Set exercise ▸ Write out the entire listing below exactly, with the pictures left out.

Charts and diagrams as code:
==*==

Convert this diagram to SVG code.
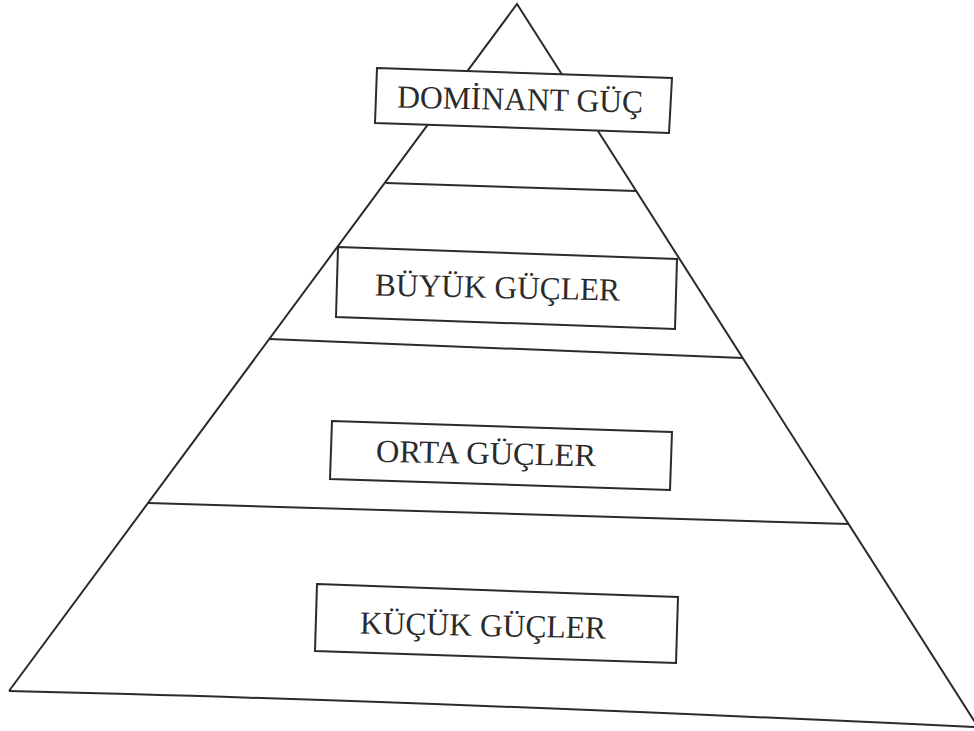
<svg xmlns="http://www.w3.org/2000/svg" width="974" height="731" viewBox="0 0 974 731">
<style>
.ln{fill:none;stroke:#2b2b2b;stroke-width:2;stroke-linejoin:miter}
.bx{fill:#ffffff;stroke:#2b2b2b;stroke-width:2}
.tx{font-family:"Liberation Serif","Times New Roman",serif;font-size:32px;fill:#2b2b2b}
</style>
<rect width="974" height="731" fill="#ffffff"/>
<g id="connectors">
<path class="ln" d="M9,691 L517,4 L978,727"/>
<path class="ln" d="M9,691 Q400,700 974,727"/>
<path class="ln" d="M386,183 L636,191"/>
<path class="ln" d="M269,339 L743,358"/>
<path class="ln" d="M148,503 L849,524"/>
</g>
<g id="dominant">
<polygon class="bx" points="377,68 672,78 669,133 375,123"/>
<text class="tx" x="397" y="110" textLength="246" lengthAdjust="spacingAndGlyphs" transform="rotate(1.2 520 105)">DOMİNANT GÜÇ</text>
</g>
<g id="buyuk">
<polygon class="bx" points="338,247 677,259 675,329 336,317"/>
<text class="tx" x="375" y="298" textLength="245" lengthAdjust="spacingAndGlyphs" transform="rotate(1.2 497 290)">BÜYÜK GÜÇLER</text>
</g>
<g id="orta">
<polygon class="bx" points="332,421 672,432 670,490 330,479"/>
<text class="tx" x="376" y="464" textLength="220" lengthAdjust="spacingAndGlyphs" transform="rotate(1.2 486 455)">ORTA GÜÇLER</text>
</g>
<g id="kucuk">
<polygon class="bx" points="317,584 678,597 676,663 315,651"/>
<text class="tx" x="360" y="636" textLength="246" lengthAdjust="spacingAndGlyphs" transform="rotate(1.2 483 627)">KÜÇÜK GÜÇLER</text>
</g>
</svg>
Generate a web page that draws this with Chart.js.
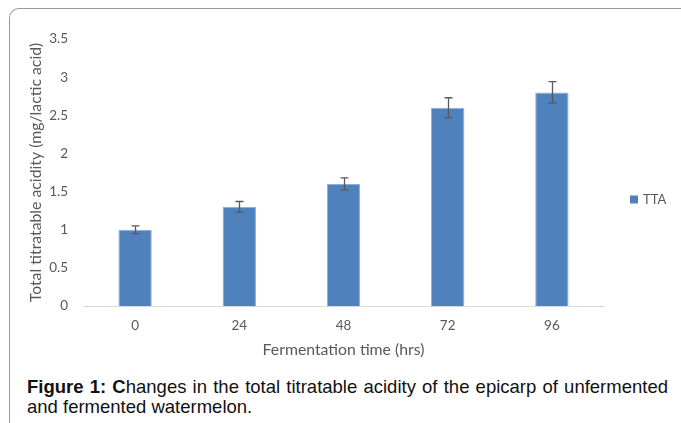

==*==

Exercise response ▸
Convert this diagram to SVG code.
<svg xmlns="http://www.w3.org/2000/svg" width="974" height="731" viewBox="0 0 974 731">
<style>
.ln{fill:none;stroke:#2b2b2b;stroke-width:2;stroke-linejoin:miter}
.bx{fill:#ffffff;stroke:#2b2b2b;stroke-width:2}
.tx{font-family:"Liberation Serif","Times New Roman",serif;font-size:32px;fill:#2b2b2b}
</style>
<rect width="974" height="731" fill="#ffffff"/>
<g id="connectors">
<path class="ln" d="M9,691 L517,4 L978,727"/>
<path class="ln" d="M9,691 Q400,700 974,727"/>
<path class="ln" d="M386,183 L636,191"/>
<path class="ln" d="M269,339 L743,358"/>
<path class="ln" d="M148,503 L849,524"/>
</g>
<g id="dominant">
<polygon class="bx" points="377,68 672,78 669,133 375,123"/>
<text class="tx" x="397" y="110" textLength="246" lengthAdjust="spacingAndGlyphs" transform="rotate(1.2 520 105)">DOMİNANT GÜÇ</text>
</g>
<g id="buyuk">
<polygon class="bx" points="338,247 677,259 675,329 336,317"/>
<text class="tx" x="375" y="298" textLength="245" lengthAdjust="spacingAndGlyphs" transform="rotate(1.2 497 290)">BÜYÜK GÜÇLER</text>
</g>
<g id="orta">
<polygon class="bx" points="332,421 672,432 670,490 330,479"/>
<text class="tx" x="376" y="464" textLength="220" lengthAdjust="spacingAndGlyphs" transform="rotate(1.2 486 455)">ORTA GÜÇLER</text>
</g>
<g id="kucuk">
<polygon class="bx" points="317,584 678,597 676,663 315,651"/>
<text class="tx" x="360" y="636" textLength="246" lengthAdjust="spacingAndGlyphs" transform="rotate(1.2 483 627)">KÜÇÜK GÜÇLER</text>
</g>
</svg>
Generate a web page that draws this with Chart.js.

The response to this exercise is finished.